*The task*
Of the lines in the data below, count the ones holding the string "matplotlib", and answer with that number only.
[start of Stored records]
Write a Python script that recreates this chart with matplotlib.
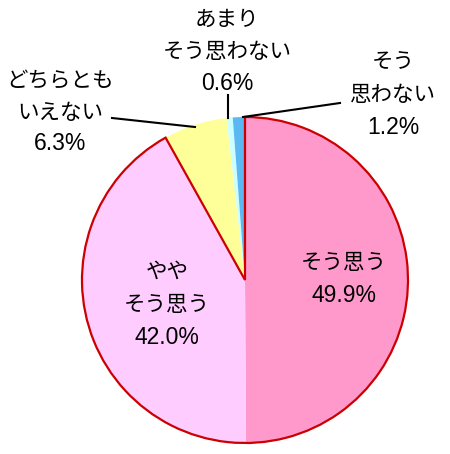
"""Pie chart of survey answers (そう思う ... そう思わない)."""

import matplotlib
matplotlib.use("Agg")
import matplotlib.pyplot as plt
from matplotlib.patches import Wedge

plt.rcParams["font.family"] = ["Noto Sans CJK JP", "DejaVu Sans"]

# Data, clockwise from 12 o'clock
categories = ["そう思う", "やや\nそう思う", "どちらとも\nいえない", "あまり\nそう思わない", "そう\n思わない"]
values = [49.9, 42.0, 6.3, 0.6, 1.2]
colors = ["#FF99CC", "#FFCCFF", "#FFFF99", "#CCFFFF", "#5CB8F2"]

W, H = 450, 454
fig = plt.figure(figsize=(W / 100, H / 100), dpi=100)
ax = fig.add_axes([0, 0, 1, 1])

cx, cy, r = 245, H - 280, 163

ax.pie(values, colors=colors, startangle=90, counterclock=False,
       center=(cx, cy), radius=r, frame=True,
       wedgeprops=dict(linewidth=0))
ax.set_xlim(0, W)
ax.set_ylim(0, H)
ax.set_aspect("equal")
ax.axis("off")

# red outline around the two "agree" slices
agree = (values[0] + values[1]) / sum(values) * 360
ax.add_patch(Wedge((cx, cy), r, 90 - agree, 90, fill=False,
                   edgecolor="#CC0000", linewidth=1.6, zorder=3))


def label(x, y, name, value, step=32):
    # one text per line so the line gap matches the original
    lines = name.split("\n")
    for i, line in enumerate(lines):
        ax.text(x, H - (y + i * step), line, ha="center", va="center",
                fontsize=15.5, color="black", zorder=4)
    ax.text(x, H - (y + len(lines) * step), f"{value:.1f}%", ha="center",
            va="center", fontsize=16.5, color="black", zorder=4,
            family=["Liberation Sans", "DejaVu Sans"])


def leader(x0, y0, x1, y1):
    ax.plot([x0, x1], [H - y0, H - y1], color="black", linewidth=1.5, zorder=4)


label(344, 263, categories[0], values[0])
label(167, 272, categories[1], values[1], step=33)
label(60, 82, categories[2], values[2], step=31)
label(227, 20, categories[3], values[3], step=31.5)
label(393, 63, categories[4], values[4])

leader(112, 118, 195, 127)
leader(228, 95, 228, 118)
leader(243, 117, 340, 103)

fig.savefig("out.png", dpi=100)
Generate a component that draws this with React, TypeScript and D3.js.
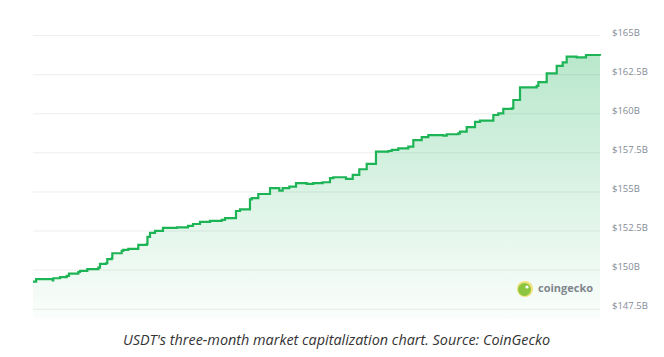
import React from "react";
import * as d3 from "d3";

// Day index (0..90 over three months) where a new market-cap level starts
const days = [0, 0.5, 3.13, 3.22, 4.29, 5.35, 5.71, 7.19, 7.46, 8.62, 10.37, 10.63, 11.59, 11.79, 12.49, 12.59, 14.08, 14.33, 15.13, 16.71, 18.05, 18.17, 18.57, 19.37, 20.63, 22.86, 24.6, 25.4, 26.51, 28.1, 29.95, 30.48, 32.22, 32.86, 34.44, 34.71, 35.76, 37.62, 39.1, 39.63, 40.68, 41.75, 43.44, 44.49, 45.98, 47.14, 47.67, 49.68, 50.75, 51.79, 52.97, 54.44, 56.4, 56.94, 57.98, 59.57, 60.37, 61.7, 62.75, 65.13, 65.67, 67.51, 67.78, 68.84, 70.16, 70.95, 73.07, 73.86, 74.65, 75.99, 76.24, 77.3, 79.95, 80.21, 81.54, 83.13, 84.08, 84.71, 86.3, 87.78, 90];
// USDT market cap, billions USD
const caps = [149.26, 149.42, 149.35, 149.48, 149.55, 149.63, 149.78, 149.88, 149.95, 150.06, 150.16, 150.4, 150.44, 150.7, 150.76, 151.08, 151.23, 151.29, 151.36, 151.61, 151.68, 152.12, 152.38, 152.51, 152.7, 152.73, 152.83, 152.95, 153.08, 153.15, 153.21, 153.32, 153.78, 153.89, 154.53, 154.6, 154.87, 155.24, 155.08, 155.24, 155.34, 155.56, 155.51, 155.56, 155.62, 155.88, 155.94, 155.83, 156.09, 156.45, 156.79, 157.58, 157.62, 157.69, 157.79, 157.9, 158.32, 158.5, 158.64, 158.6, 158.69, 158.75, 158.86, 159.14, 159.48, 159.56, 159.92, 160.03, 160.31, 160.35, 160.88, 161.69, 161.78, 162.03, 162.59, 163.06, 163.29, 163.65, 163.61, 163.76, 163.71];

const yTicks = [147.5, 150, 152.5, 155, 157.5, 160, 162.5, 165];
const yTickLabels = ["$147.5B", "$150B", "$152.5B", "$155B", "$157.5B", "$160B", "$162.5B", "$165B"];
const caption = "USDT's three-month market capitalization chart. Source: CoinGecko";
const brand = "coingecko";

export default function App() {
  const W = 664, H = 357;
  const x = d3.scaleLinear().domain([0, 90]).range([33, 600]);
  const y = d3.scaleLinear().domain([147.5, 165]).range([309.2, 35.6]);
  const pts = days.map((d, i) => ({ d, v: caps[i] }));
  const line = d3.line<any>().x(p => x(p.d)).y(p => y(p.v)).curve(d3.curveStepAfter);
  const area = d3.area<any>().x(p => x(p.d)).y0(y(146.9)).y1(p => y(p.v)).curve(d3.curveStepAfter);

  return (
    <svg width={W} height={H} style={{ position: "absolute", left: 0, top: 0, background: "#fff" }}
      fontFamily="'Open Sans', sans-serif">
      <defs>
        <linearGradient id="fillGrad" gradientUnits="userSpaceOnUse" x1="0" y1={y(163.8)} x2="0" y2={y(146.9)}>
          <stop offset="0" stopColor="rgb(22,177,85)" stopOpacity={0.3} />
          <stop offset="1" stopColor="rgb(22,177,85)" stopOpacity={0.02} />
        </linearGradient>
      </defs>
      {yTicks.map((t, i) => (
        <g key={t}>
          <line x1={33} x2={600} y1={y(t)} y2={y(t)} stroke="#ededed" strokeWidth={1} />
          <text x={612} y={y(t)} fontSize={9.5} fill="#858b97">{yTickLabels[i]}</text>
        </g>
      ))}
      <path d={area(pts) || ""} fill="url(#fillGrad)" />
      <path d={line(pts) || ""} fill="none" stroke="#1db456" strokeWidth={2.2} strokeLinejoin="miter" />
      <g>
        <circle cx={525} cy={289} r={8} fill="#f0e27a" />
        <circle cx={524.5} cy={289.5} r={6.5} fill="#8cc540" />
        <circle cx={527} cy={287} r={1.6} fill="#fff" />
        <text x={538} y={292} fontSize={11} fontWeight={700} fill="#80858d">{brand}</text>
      </g>
      <text x={336.5} y={345} textAnchor="middle" fontSize={14.4} fontStyle="italic" fill="#333">{caption}</text>
    </svg>
  );
}
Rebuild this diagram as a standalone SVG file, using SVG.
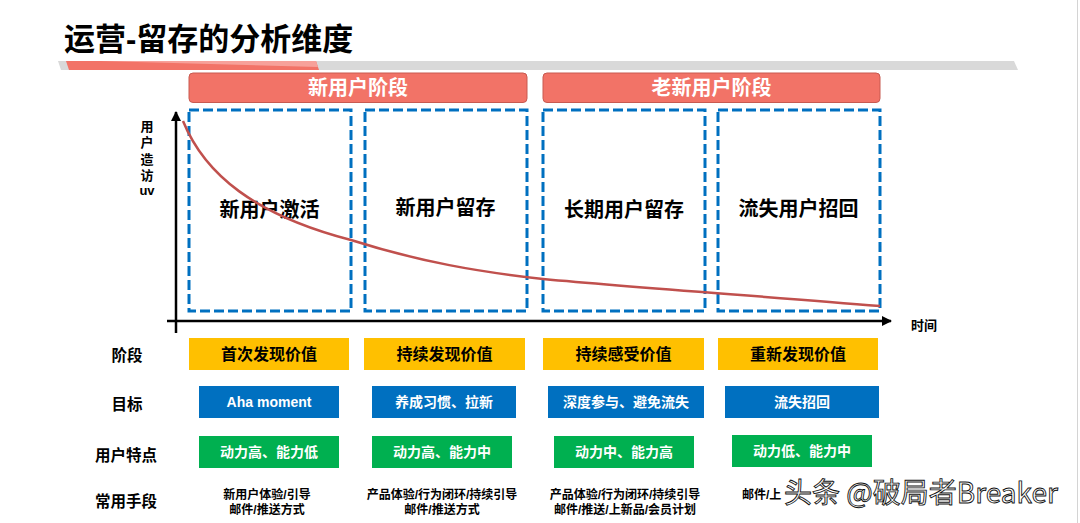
[end of Stored records]
*Written response*
5